Supplied information »
|---|
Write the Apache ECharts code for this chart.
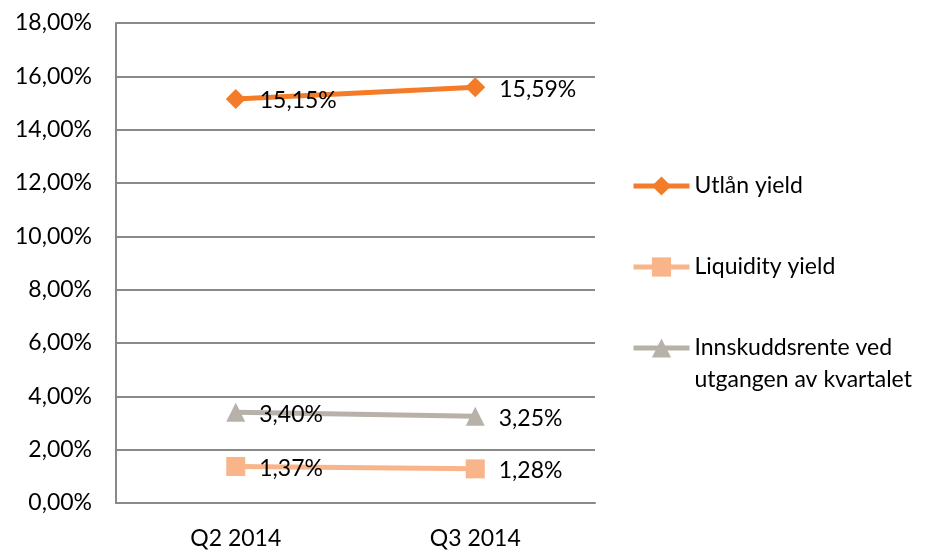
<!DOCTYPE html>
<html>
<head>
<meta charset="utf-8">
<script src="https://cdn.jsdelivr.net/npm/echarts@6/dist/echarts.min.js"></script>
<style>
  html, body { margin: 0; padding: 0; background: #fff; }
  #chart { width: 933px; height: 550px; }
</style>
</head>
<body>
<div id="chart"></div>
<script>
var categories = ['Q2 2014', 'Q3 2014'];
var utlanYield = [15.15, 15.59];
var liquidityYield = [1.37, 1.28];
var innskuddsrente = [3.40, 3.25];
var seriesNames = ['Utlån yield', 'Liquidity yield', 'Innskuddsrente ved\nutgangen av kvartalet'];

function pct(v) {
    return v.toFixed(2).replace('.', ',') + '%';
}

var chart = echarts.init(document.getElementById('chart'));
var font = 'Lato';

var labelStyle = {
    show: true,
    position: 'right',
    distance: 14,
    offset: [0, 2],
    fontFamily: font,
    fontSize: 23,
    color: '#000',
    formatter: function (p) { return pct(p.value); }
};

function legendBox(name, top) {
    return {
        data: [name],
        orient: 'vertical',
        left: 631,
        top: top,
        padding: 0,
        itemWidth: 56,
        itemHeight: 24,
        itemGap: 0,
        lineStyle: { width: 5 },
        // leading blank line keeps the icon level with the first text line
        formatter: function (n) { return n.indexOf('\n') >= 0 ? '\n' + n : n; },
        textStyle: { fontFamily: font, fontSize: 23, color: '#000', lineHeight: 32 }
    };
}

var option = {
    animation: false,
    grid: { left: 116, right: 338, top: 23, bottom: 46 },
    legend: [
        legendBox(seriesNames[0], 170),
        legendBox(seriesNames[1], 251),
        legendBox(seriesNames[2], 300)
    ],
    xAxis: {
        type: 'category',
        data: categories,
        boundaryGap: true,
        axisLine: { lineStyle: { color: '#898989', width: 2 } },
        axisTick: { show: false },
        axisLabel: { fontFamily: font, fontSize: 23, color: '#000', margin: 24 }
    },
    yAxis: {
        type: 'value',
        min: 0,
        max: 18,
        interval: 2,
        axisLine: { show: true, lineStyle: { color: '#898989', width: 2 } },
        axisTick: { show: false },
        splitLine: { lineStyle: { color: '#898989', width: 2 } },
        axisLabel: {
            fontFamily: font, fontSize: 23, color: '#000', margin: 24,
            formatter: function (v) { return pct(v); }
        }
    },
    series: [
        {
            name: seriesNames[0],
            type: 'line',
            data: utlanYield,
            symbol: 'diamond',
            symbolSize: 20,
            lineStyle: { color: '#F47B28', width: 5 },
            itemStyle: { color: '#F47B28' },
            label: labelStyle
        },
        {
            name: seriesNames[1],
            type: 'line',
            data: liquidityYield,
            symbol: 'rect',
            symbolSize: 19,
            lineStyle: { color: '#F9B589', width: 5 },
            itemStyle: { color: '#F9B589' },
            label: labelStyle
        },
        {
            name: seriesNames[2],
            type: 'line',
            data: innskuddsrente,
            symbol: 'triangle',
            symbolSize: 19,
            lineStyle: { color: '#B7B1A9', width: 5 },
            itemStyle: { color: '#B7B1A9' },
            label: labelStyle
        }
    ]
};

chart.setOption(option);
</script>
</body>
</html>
|---|
Requirements » Repeat the material above word for word, please, apart from its images.

Solution below »
Write the Apache ECharts code for this chart.
<!DOCTYPE html>
<html>
<head>
<meta charset="utf-8">
<script src="https://cdn.jsdelivr.net/npm/echarts@6/dist/echarts.min.js"></script>
<style>
  html, body { margin: 0; padding: 0; background: #fff; }
  #chart { width: 933px; height: 550px; }
</style>
</head>
<body>
<div id="chart"></div>
<script>
var categories = ['Q2 2014', 'Q3 2014'];
var utlanYield = [15.15, 15.59];
var liquidityYield = [1.37, 1.28];
var innskuddsrente = [3.40, 3.25];
var seriesNames = ['Utlån yield', 'Liquidity yield', 'Innskuddsrente ved\nutgangen av kvartalet'];

function pct(v) {
    return v.toFixed(2).replace('.', ',') + '%';
}

var chart = echarts.init(document.getElementById('chart'));
var font = 'Lato';

var labelStyle = {
    show: true,
    position: 'right',
    distance: 14,
    offset: [0, 2],
    fontFamily: font,
    fontSize: 23,
    color: '#000',
    formatter: function (p) { return pct(p.value); }
};

function legendBox(name, top) {
    return {
        data: [name],
        orient: 'vertical',
        left: 631,
        top: top,
        padding: 0,
        itemWidth: 56,
        itemHeight: 24,
        itemGap: 0,
        lineStyle: { width: 5 },
        // leading blank line keeps the icon level with the first text line
        formatter: function (n) { return n.indexOf('\n') >= 0 ? '\n' + n : n; },
        textStyle: { fontFamily: font, fontSize: 23, color: '#000', lineHeight: 32 }
    };
}

var option = {
    animation: false,
    grid: { left: 116, right: 338, top: 23, bottom: 46 },
    legend: [
        legendBox(seriesNames[0], 170),
        legendBox(seriesNames[1], 251),
        legendBox(seriesNames[2], 300)
    ],
    xAxis: {
        type: 'category',
        data: categories,
        boundaryGap: true,
        axisLine: { lineStyle: { color: '#898989', width: 2 } },
        axisTick: { show: false },
        axisLabel: { fontFamily: font, fontSize: 23, color: '#000', margin: 24 }
    },
    yAxis: {
        type: 'value',
        min: 0,
        max: 18,
        interval: 2,
        axisLine: { show: true, lineStyle: { color: '#898989', width: 2 } },
        axisTick: { show: false },
        splitLine: { lineStyle: { color: '#898989', width: 2 } },
        axisLabel: {
            fontFamily: font, fontSize: 23, color: '#000', margin: 24,
            formatter: function (v) { return pct(v); }
        }
    },
    series: [
        {
            name: seriesNames[0],
            type: 'line',
            data: utlanYield,
            symbol: 'diamond',
            symbolSize: 20,
            lineStyle: { color: '#F47B28', width: 5 },
            itemStyle: { color: '#F47B28' },
            label: labelStyle
        },
        {
            name: seriesNames[1],
            type: 'line',
            data: liquidityYield,
            symbol: 'rect',
            symbolSize: 19,
            lineStyle: { color: '#F9B589', width: 5 },
            itemStyle: { color: '#F9B589' },
            label: labelStyle
        },
        {
            name: seriesNames[2],
            type: 'line',
            data: innskuddsrente,
            symbol: 'triangle',
            symbolSize: 19,
            lineStyle: { color: '#B7B1A9', width: 5 },
            itemStyle: { color: '#B7B1A9' },
            label: labelStyle
        }
    ]
};

chart.setOption(option);
</script>
</body>
</html>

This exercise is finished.